One of the advantages of Barcelona’s winter weather is that even if it gets cold, it’s generally dry and you can easily take part in outdoor activities so long as you bundle up. A walking tour of Barcelona’s most iconic landmarks is a great way to get to know the city and its history. The Spanish Civil War tour is particularly insightful for those with an interest in the civil war period and takes you through the historic city centre.
A traditional cooking class
If you’re looking for fun indoor activities, a cooking class is a great way to spend an afternoon and learn a skill to take home with you. There are a great variety of cooking schools in Barcelona which offer classes to teach you how to make traditional paella dishes, creative tapas or authentic desserts. These classes invariably involve a meal at the end and some local wine to celebrate your new skill.

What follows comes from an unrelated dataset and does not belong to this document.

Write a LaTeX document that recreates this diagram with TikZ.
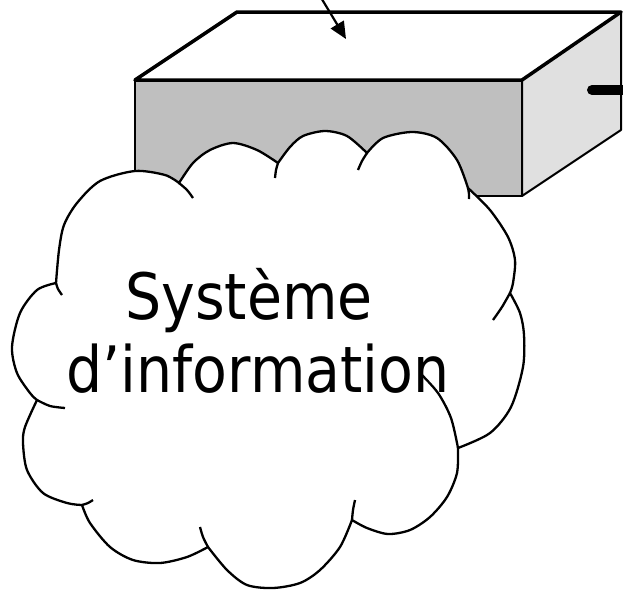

The Parade of the Three Kings
The magic of Christmas celebrations in Barcelona is that they don’t end until after January 6, known as the Day of the Three Kings. This means you have even longer to soak up the festive cheer in the Catalan capital, admire the Christmas lights and visit the Santa Llúcia Christmas market. On the eve of the Day of the Three Kings, don’t miss the procession of the kings through the city centre when they hand out treats and sweets to children (and adults).
Live music at Razzmatazz
If Barcelona’s world-famous music festivals mostly take part in the spring, there are plenty of opportunities to catch some of the best DJs and musicians in the off-season too. Razzmatazz is one of Barcelona’s biggest nightclubs (with five different clubs, each with its own dance floor and bar) but it also has regular live music concerts by some of the biggest bands of the moment. There’s no reason to miss out on a big night just because you’re not in the city during Sónar week.